Mauro Cunha, o ex-presidente da Amec (Associação de Investidores no Mercado de Capitais) disse que a Abrasca é a “vanguarda do atraso” no mercado de capitais brasileiro, sendo sempre contra tudo que se refira à melhoria de proteções aos investidores.  

“Quem entrou no Novo Mercado assinou um contrato de adesão e está de acordo que as regras vão evoluir ao longo do tempo,” disse Cunha. Existe uma prerrogativa de que quando se propõe uma mudança de regras, se um determinado número de empresas for contra, não haverá mudança. Do ponto de vista prático, se tem inércia é porque a empresa não está ‘dando bola’ para o assunto e, se é assim, ela não tem nada contra, por isso é possível assumir que está a favor.” 

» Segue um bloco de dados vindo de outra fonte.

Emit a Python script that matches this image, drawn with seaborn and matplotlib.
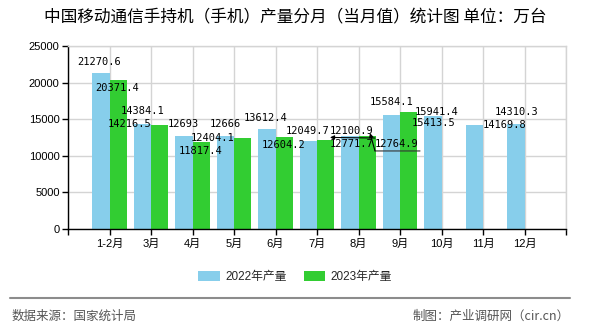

A fonte próxima às companhias disse que não se pode desconsiderar que a B3 é um monopólio. Mesmo nesse cenário, Maria Helena, a ex-CVM, argumenta que critérios de governança não são determinantes na decisão de uma empresa se listar numa Bolsa e não em outra, nos países em que há mais de uma opção. 

Cesário, da Abrasca, disse que nunca viu estudos comparativos que mostrem como as diversas bolsas pelo mundo alteram seus regulamentos; e que a preocupação dos associados é com a competitividade “do nosso mercado”. 

“A discussão tem de ser a partir do ‘must have’ e do ‘nice to have’. Os sinais não são animadores. Estamos vendo muitos fechamentos de capital, muitas empresas falando sobre isso abertamente ou internamente. Temos companhias de todos os portes decidindo se listar lá fora, em diferentes lugares,” disse o presidente-executivo da Abrasca. 

“Há uma discussão muito importante aqui, para além do Novo Mercado, que é como a gente mantém o nosso mercado de capitais competitivo globalmente. Essa é uma prioridade muito séria.”